La pandémie constitue la dernière crise qu’aura dû affronter Angela Merkel. La chancelière va opérer une révolution copernicienne pour son pays. Avec l’initiative commune présentée avec Emmanuel Macron en mai 2020 et qui débouchera sur le plan de relance européen, la cheffe de gouvernement allemand accepte l’émission d’une dette européenne commune, un chiffon rouge pour les chrétiens-démocrates. Cette initiative est un succès de l’axe Paris-Berlin après l’absence de réponse en Allemagne aux propositions sur l’Europe d’Emmanuel Macron. Étonnamment, les réactions négatives dans le camp de la chancelière sont très discrètes. Berlin a compris que les conséquences majeures de la crise économique causée par la pandémie étaient néfastes pour les intérêts allemands, les pays concernés étant autant de marchés pour ce pays exportateur. « Ce projet est peut-être son testament politique pour l’Europe », estime Ralph Bollmann.

Ce plan de relance fait avancer l’intégration européenne même si les lectures divergent entre ceux qui y voient un saut qualitatif sur la durée et les autres comme… Angela Merkel : « Ce plan fait explicitement référence à la pandémie, son action est ciblée et il est limité dans le temps », précise la chancelière à la tribune du Bundestag en juin 2020.
« Elle n’a pas eu d’ambition pour l’Europe »
Quel bilan tirer de l’action d’Angela Merkel en Europe ? « Elle a toujours essayé de trouver des compromis pour permettre d’avancer, mais elle a bougé trop lentement et a fait perdre du temps au continent. Le tournant du plan de relance constitue, lui, un pas en avant important », estime Daniela Schwarzer, directrice exécutive de la Open Society Foundation. Franziska Brantner, spécialiste des questions européennes chez les Verts, salue également la gestion des crises par Angela Merkel, mais regrette sa frilosité : « Elle n’a pas de visions, elle n’a pas eu d’ambition pour l’Europe contrairement au chancelier Kohl ou à l’ancien ministre des Affaires étrangères Joschka Fischer. Elle a réagi aux crises pour y trouver des solutions, mais sans chercher à aller de l’avant. Elle est restée attachée, comme en France, à une vision intergouvernementale de l’Europe sans chercher à renforcer ses institutions ».
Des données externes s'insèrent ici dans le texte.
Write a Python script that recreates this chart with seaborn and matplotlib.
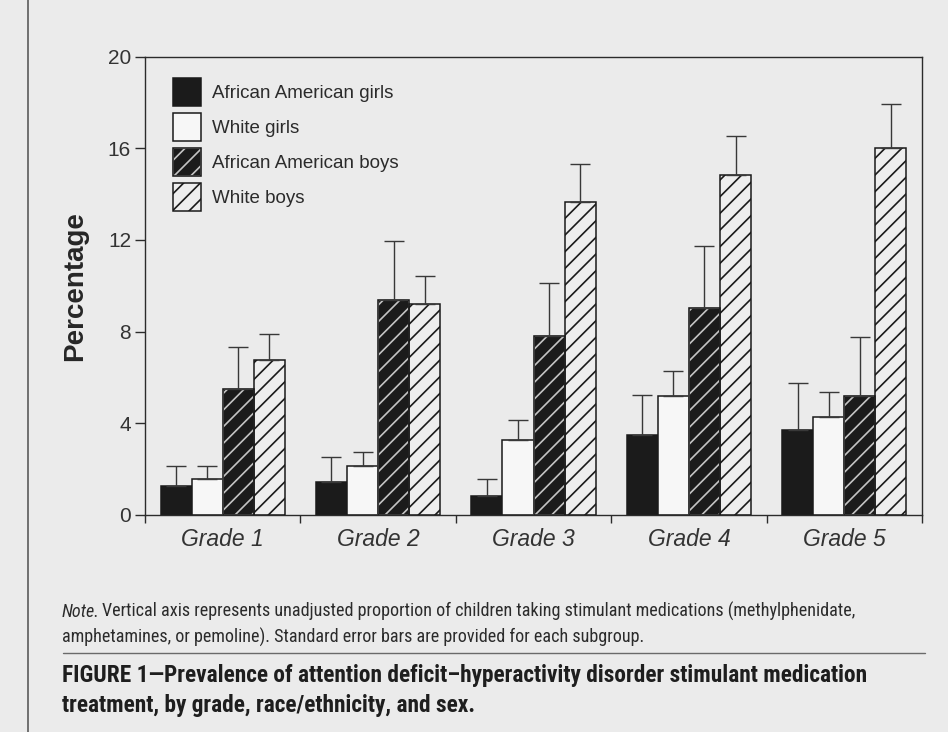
import numpy as np
import pandas as pd
import matplotlib
matplotlib.use("Agg")
import matplotlib.pyplot as plt
import seaborn as sns
from matplotlib.patches import Rectangle
from matplotlib.lines import Line2D

# ---------------- data ----------------
grades = ["Grade 1", "Grade 2", "Grade 3", "Grade 4", "Grade 5"]
groups = ["African American girls", "White girls", "African American boys", "White boys"]

aa_girls = [1.27, 1.44, 0.83, 3.49, 3.70]
white_girls = [1.56, 2.12, 3.28, 5.18, 4.26]
aa_boys = [5.50, 9.37, 7.80, 9.04, 5.18]
white_boys = [6.77, 9.22, 13.67, 14.84, 16.03]

aa_girls_se = [0.87, 1.11, 0.73, 1.76, 2.06]
white_girls_se = [0.58, 0.61, 0.88, 1.12, 1.09]
aa_boys_se = [1.82, 2.58, 2.34, 2.70, 2.58]
white_boys_se = [1.11, 1.21, 1.63, 1.70, 1.90]

yticks = [0, 4, 8, 12, 16, 20]
ylabel = "Percentage"
note_italic = "Note."
note_line1 = "Vertical axis represents unadjusted proportion of children taking stimulant medications (methylphenidate,"
note_line2 = "amphetamines, or pemoline). Standard error bars are provided for each subgroup."
caption_line1 = "FIGURE 1\u2014Prevalence of attention deficit\u2013hyperactivity disorder stimulant medication"
caption_line2 = "treatment, by grade, race/ethnicity, and sex."

values = dict(zip(groups, [aa_girls, white_girls, aa_boys, white_boys]))
errors = dict(zip(groups, [aa_girls_se, white_girls_se, aa_boys_se, white_boys_se]))

df = pd.DataFrame(
    [{"grade": gr, "group": g, "pct": values[g][i]} for g in groups for i, gr in enumerate(grades)]
)

# ---------------- style ----------------
sns.set_style("ticks")
BG = "#ebebeb"
INK = "#2b2b2b"
plt.rcParams.update({
    "hatch.linewidth": 1.2,
    "axes.edgecolor": INK,
    "axes.linewidth": 1.0,
    "text.color": INK,
})
plt.rcParams["font.family"] = ["Liberation Sans", "DejaVu Sans"]

fig = plt.figure(figsize=(9.48, 7.32), dpi=100, facecolor=BG)
ax = fig.add_axes([145 / 948, 1 - 515 / 732, 777 / 948, 458.5 / 732])
ax.set_facecolor(BG)

palette = {groups[0]: "#1b1b1b", groups[1]: "#f7f7f7", groups[2]: "#1b1b1b", groups[3]: "#eeeeee"}
sns.barplot(data=df, x="grade", y="pct", hue="group", order=grades, hue_order=groups,
            palette=palette, saturation=1, errorbar=None, width=0.8,
            edgecolor="#1a1a1a", linewidth=1.1, legend=False, ax=ax)

hatches = [None, None, "//", "//"]
hatch_edge = [None, None, "#c4c4c4", "#1a1a1a"]
bar_containers = list(ax.containers)[:len(groups)]
for k, cont in enumerate(bar_containers):
    se = errors[groups[k]]
    xs, ys = [], []
    for bar in cont:
        if hatches[k]:
            bar.set_hatch(hatches[k])
            bar.set_edgecolor(hatch_edge[k])
            if k == 2:
                ax.add_patch(Rectangle(bar.get_xy(), bar.get_width(), bar.get_height(),
                                       fill=False, edgecolor="#1a1a1a", linewidth=1.1,
                                       zorder=bar.get_zorder() + 0.1))
        xs.append(bar.get_x() + bar.get_width() / 2)
        ys.append(bar.get_height())
    ax.errorbar(xs, ys, yerr=[np.zeros(len(se)), se], fmt="none", ecolor="#383838",
                elinewidth=1.0, capsize=7, capthick=1.0, zorder=3)

ax.set_xlim(-0.5, len(grades) - 0.5)
ax.set_ylim(0, 20)
ax.set_yticks(yticks)
ax.tick_params(axis="y", direction="out", length=7, width=1, color=INK,
               labelsize=15, labelcolor="#333333", pad=3)
ax.set_xticks(range(len(grades)))
ax.set_xticklabels(grades, fontstyle="italic", fontsize=16.5, color="#333333")
ax.tick_params(axis="x", which="major", length=0, pad=9)
ax.set_xticks([i - 0.5 for i in range(len(grades) + 1)], minor=True)
ax.tick_params(axis="x", which="minor", direction="out", length=6, width=1, color=INK)
ax.set_xlabel("")
ax.set_ylabel(ylabel, fontsize=20, fontweight="bold", color="#262626")
ax.yaxis.set_label_coords((88 - 145) / 777, 0.5)
for s in ax.spines.values():
    s.set_visible(True)
    s.set_color(INK)
    s.set_linewidth(1.0)

# legend
h0 = Rectangle((0, 0), 1, 1, facecolor=palette[groups[0]], edgecolor="#1a1a1a", linewidth=1.1)
h1 = Rectangle((0, 0), 1, 1, facecolor=palette[groups[1]], edgecolor="#1a1a1a", linewidth=1.1)
h2 = (Rectangle((0, 0), 1, 1, facecolor=palette[groups[2]], edgecolor="#c4c4c4", hatch="//", linewidth=1.1),
      Rectangle((0, 0), 1, 1, fill=False, edgecolor="#1a1a1a", linewidth=1.1))
h3 = Rectangle((0, 0), 1, 1, facecolor=palette[groups[3]], edgecolor="#1a1a1a", hatch="//", linewidth=1.1)
ax.legend(handles=[h0, h1, h2, h3], labels=groups, loc="upper left",
          bbox_to_anchor=(28 / 777, 1 - 21.5 / 458.5), frameon=False, borderpad=0,
          borderaxespad=0, handlelength=1.5, handleheight=1.92, labelspacing=0.37,
          handletextpad=0.6, fontsize=13.5, labelcolor="#2b2b2b")

# page decorations
fig.add_artist(Line2D([28 / 948, 28 / 948], [0, 1], color="#5a5a5a", linewidth=1.2))
fig.add_artist(Line2D([63 / 948, 925 / 948], [1 - 653 / 732] * 2, color="#6a6a6a", linewidth=1.0))

# note and caption text, sized to the reference line widths
narrow = ["Roboto Condensed", "Liberation Sans Narrow", "DejaVu Sans"]
fig.canvas.draw()
renderer = fig.canvas.get_renderer()


def fitted_size(text, target_px, **kw):
    t = fig.text(0, 0, text, fontsize=10, family=narrow, fontstretch="condensed", **kw)
    w = t.get_window_extent(renderer).width
    t.remove()
    return 10 * target_px / w


x0 = 62 / 948
ns = fitted_size(note_italic + " " + note_line1, 796)
t_it = fig.text(x0, 1 - 617 / 732, note_italic, fontsize=ns, family=narrow, style="italic",
                fontstretch="condensed", va="baseline", color="#2b2b2b")
w_it = t_it.get_window_extent(renderer).width
fig.text(x0 + (w_it + 0.12 * ns * 100 / 72) / 948, 1 - 617 / 732, note_line1, fontsize=ns,
         family=narrow, fontstretch="condensed", va="baseline", color="#2b2b2b")
fig.text(x0, 1 - 643 / 732, note_line2, fontsize=ns, family=narrow, fontstretch="condensed",
         va="baseline", color="#2b2b2b")

cs = fitted_size(caption_line1, 808, fontweight="bold")
fig.text(x0, 1 - 682 / 732, caption_line1, fontsize=cs, family=narrow, fontweight="bold",
         fontstretch="condensed", va="baseline", color="#1e1e1e")
fig.text(x0, 1 - 712 / 732, caption_line2, fontsize=cs, family=narrow, fontweight="bold",
         fontstretch="condensed", va="baseline", color="#1e1e1e")

fig.savefig("out.png", dpi=100, facecolor=BG)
Martin Schulz, l’ancien président du Parlement européen et adversaire malheureux pour les sociaux-démocrates d’Angela Merkel dans la course à la chancellerie en 2017, tire également un bilan négatif : « Elle n’a jamais fait preuve d’ambition pour l’Europe. Cela vaut aussi pour les relations franco-allemandes ».

Malgré ce bilan en demi-teinte, Angela Merkel semble bénéficier du soutien des Européens. Un sondage récent montrait que si un(e) président(e) de l’Union européenne était élu(e) directement, la chancelière l’emporterait nettement avec 41% face à Emmanuel Macron à 14%.